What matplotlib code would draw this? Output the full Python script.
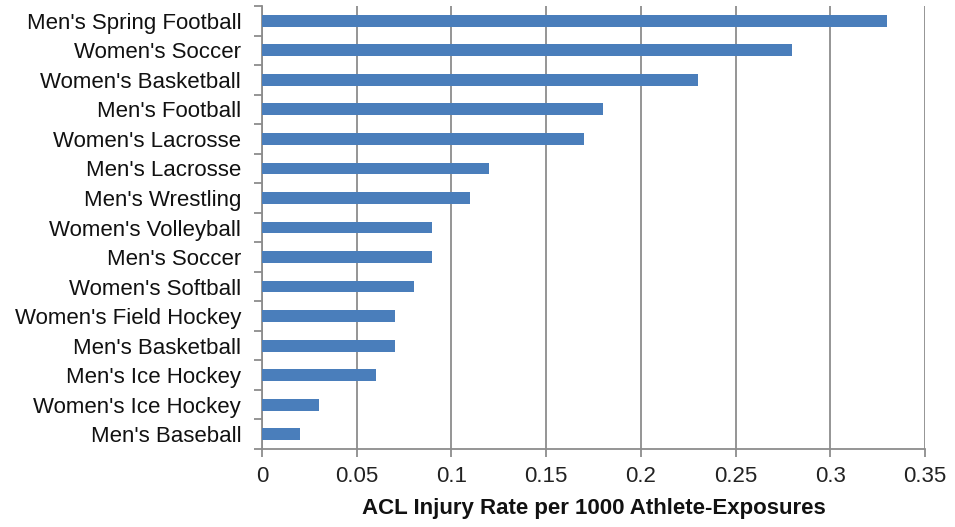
import matplotlib
matplotlib.use("Agg")
import matplotlib.pyplot as plt
import numpy as np

categories = ["Men's Spring Football", "Women's Soccer", "Women's Basketball",
              "Men's Football", "Women's Lacrosse", "Men's Lacrosse",
              "Men's Wrestling", "Women's Volleyball", "Men's Soccer",
              "Women's Softball", "Women's Field Hockey", "Men's Basketball",
              "Men's Ice Hockey", "Women's Ice Hockey", "Men's Baseball"]
values = [0.33, 0.28, 0.23, 0.18, 0.17, 0.12, 0.11, 0.09, 0.09, 0.08,
          0.07, 0.07, 0.06, 0.03, 0.02]
xticks = [0, 0.05, 0.1, 0.15, 0.2, 0.25, 0.3, 0.35]
xticklabels = ["0", "0.05", "0.1", "0.15", "0.2", "0.25", "0.3", "0.35"]

plt.rcParams['font.family'] = ['Liberation Sans', 'DejaVu Sans']

fig = plt.figure(figsize=(9.55, 5.27), dpi=100)
ax = fig.add_axes([262/955, 1-449/527, (925-262)/955, (449-6)/527])

n = len(categories)
ypos = np.arange(n)[::-1]
ax.barh(ypos, values, height=0.4, color='#4A7EBB', zorder=3)

ax.set_xlim(0, 0.35)
ax.set_ylim(-0.5, n - 0.5)
grid_c = '#8C8C8C'
ax.set_xticks(xticks)
ax.set_xticklabels(xticklabels, fontsize=16, color='#222222')
ax.xaxis.grid(True, color=grid_c, linewidth=1.3, zorder=0)
ax.tick_params(axis='x', length=6, width=1.3, color=grid_c, pad=6)

ax.set_yticks(ypos)
ax.set_yticklabels(categories, fontsize=16, color='#111111')
ax.set_yticks(np.arange(-0.5, n, 1.0), minor=True)
ax.tick_params(axis='y', which='major', length=0, pad=15)
ax.tick_params(axis='y', which='minor', length=6, width=1.3, color=grid_c)

for s in ['top', 'right']:
    ax.spines[s].set_visible(False)
for s in ['left', 'bottom']:
    ax.spines[s].set_color(grid_c)
    ax.spines[s].set_linewidth(1.3)

ax.set_xlabel("ACL Injury Rate per 1000 Athlete-Exposures", fontsize=16,
              fontweight='bold', color='#111111', labelpad=8)

fig.savefig("out.png", dpi=100)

━━━━━━━━━━

▶ **What to work on**:
Set the lines above down again, word for word, from the first through the one containing "import numpy as np"; pictures excluded.

▶ **Exercise solution**:
What matplotlib code would draw this? Output the full Python script.
import matplotlib
matplotlib.use("Agg")
import matplotlib.pyplot as plt
import numpy as np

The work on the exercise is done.